Long Beach Fire Capt. Jackawa Jackson told the Signal Tribune that the new, state-of-the-art fire station will better serve the population that has increased in size since the old station was first built and allows the fire department to serve the community “more effectively and more efficiently” for decades to come.
“Just all the amenities that it has, all the technological advancements that it has and the fact that we are closer to main thoroughfares, it’s going to get us out of the doors and to the scene of an emergency faster,” he said. “So it’s a great day for Long Beach and a great day for ‘North Town.’”
Jackson added that about eight personnel are assigned to the fire station, working on three separate shifts for a fire-engine company, paramedic rescue and a basic-life-support ambulance.

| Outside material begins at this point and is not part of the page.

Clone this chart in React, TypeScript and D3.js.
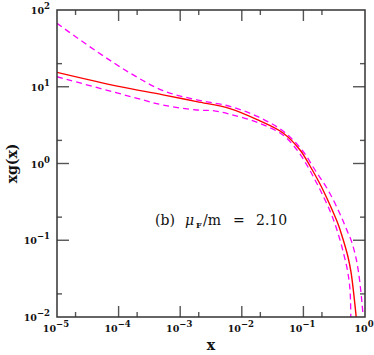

Though the project officially broke ground in March 2010, construction fell behind schedule by nearly two years due to several complications, including the original contractor, Gonzales Construction, delaying work and eventually being terminated from the project. Challenges also came about out of the State’s dissolution of redevelopment. After the original contractor was terminated, Hayward Construction was brought on to complete the project earlier this year.
City officials noted that the fire station project is expected to receive, at minimum, a “gold” rating from the U.S. Green Building Council’s Leadership in Energy and Environmental Design (LEED). Some of the energy-efficient elements include: a rainwater-retention system; designated parking for low-emissions vehicles; natural light and operable windows for 90 percent of the fire station; solar power fueling 15 percent of the project’s energy usage; recycled materials used in construction; water-saving plumbing and irrigation systems; and landscape designed with native vegetation, among other features.